Agence France-Presse,
MIRANSHAH, Pakistan: Pakistan's army said Wednesday it was investigating the crash of a suspected unmanned US spy plane near the Afghan border amid claims by tribesmen they had shot it down.
Separately seven soldiers and 45 Taliban militants were killed in another frontier tribal region, as military operations continued in the wake of the deadly weekend bombing of a top Islamabad hotel.
In a further sign of the unrest gripping the country, a suicide bomber blew himself up near a military vehicle in the southwestern city of Quetta on Wednesday, killing a girl and injuring 13 people.
The drone crash late Tuesday in the South Waziristan tribal zone, a haven for Al-Qaeda and Taliban militants, came as tensions grew between Washington and Islamabad over US missile strikes and incursions on Pakistani soil.

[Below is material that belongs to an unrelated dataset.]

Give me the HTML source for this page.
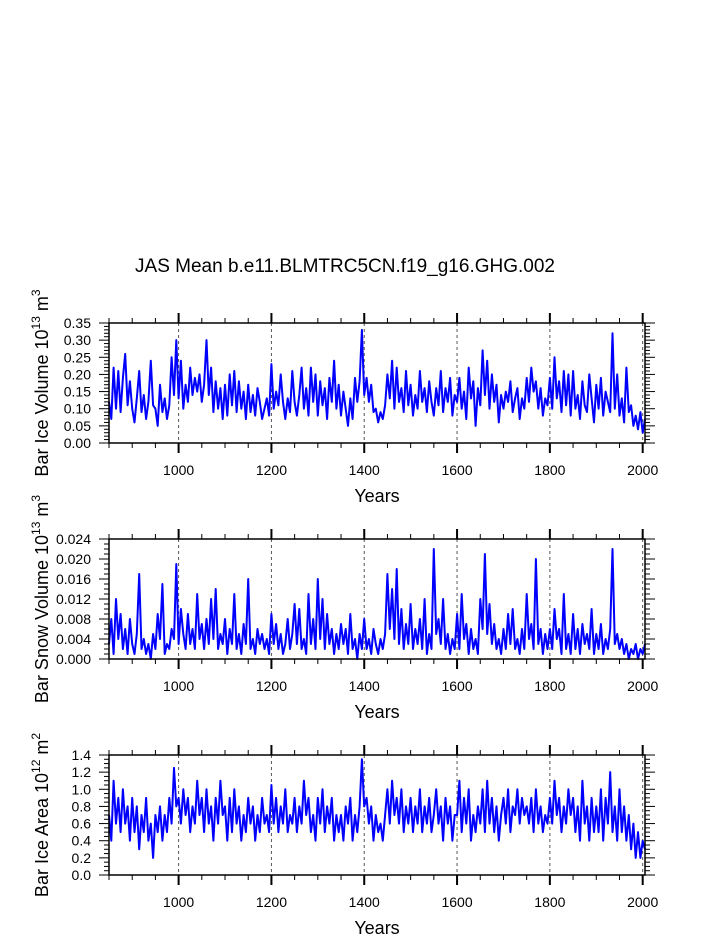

“A surveillance unmanned aerial vehicle (UAV), while flying over the Pak-Afghan border yesterday night, crash-landed on this side of the border… apparently due to malfunctioning,” a Pakistani military spokesman said in a statement.
“The wreckage of the UAV has been recovered from the site by the security forces personnel and the matter is under detailed investigation,” the spokesman said.
The statement did not say who the drone belonged to but security officials said it was an American aircraft.
The Pentagon said it had no report of any crash, while the CIA declined to comment. “We have no reports of any loss of DoD (Department of Defence) drones,” said Lieutenant Colonel Mark Wright.
Pakistani officials said troops had not fired on the drone and that intelligence operatives had no reports of any gunfire when the vehicle was shot down.
But residents in the town of Angoor Adda, where the spy plane crashed, insisted tribesmen shot it down.
“This pilotless plane was flying over Waziristan unchecked overnight when it was shot down at low altitude by residents of the area near the Afghan border,” Malik Mirgul, a tribal elder in Angoor Adda, told AFP.
Tribesmen had picked up the felled drone but troops then retrieved it, officials said.
Public anger has mounted in Pakistan over an increase in US missile strikes in recent weeks, and the subject came up during talks in New York on Tuesday between US President George W. Bush and Pakistani counterpart Asif Ali Zardari.
Pakistani tribesmen have come to fear the sound of US drones flying over their villages near the Afghan border, knowing they often presage deadly missile attacks targeting Islamist militants.
Residents said unmanned aircraft resumed flights over South Waziristan and neighbouring North Waziristan on Wednesday morning. They also launched sorties over the wreckage of the crashed drone.
In North Waziristan, tribesmen perched on hills opened fire on another spy plane that flew low over the militant hot-spot district of Mir Ali, residents and local government officials said.
The crash came two days after Pakistani officials said troops opened fire to repel two US helicopter gunships that crossed into North Waziristan.
South Waziristan was the scene on September 3 of the first officially acknowledged operation by US forces on Pakistani soil, in which 15 people were killed.
Also in South Waziristan, Taliban militants blindfolded and publicly executed three alleged murderers in the main town Wana.
In the Bajaur tribal region further north, seven Pakistani soldiers and 25 Taliban militants died in the latest clashes while another 20 insurgents were killed in bombing raids on guerrilla tunnel networks, officials said.
Pakistan is already on high alert following a suicide truck bomb attack on the Marriott Hotel in Islamabad on Saturday, which killed at least 60 people and wounded more than 260.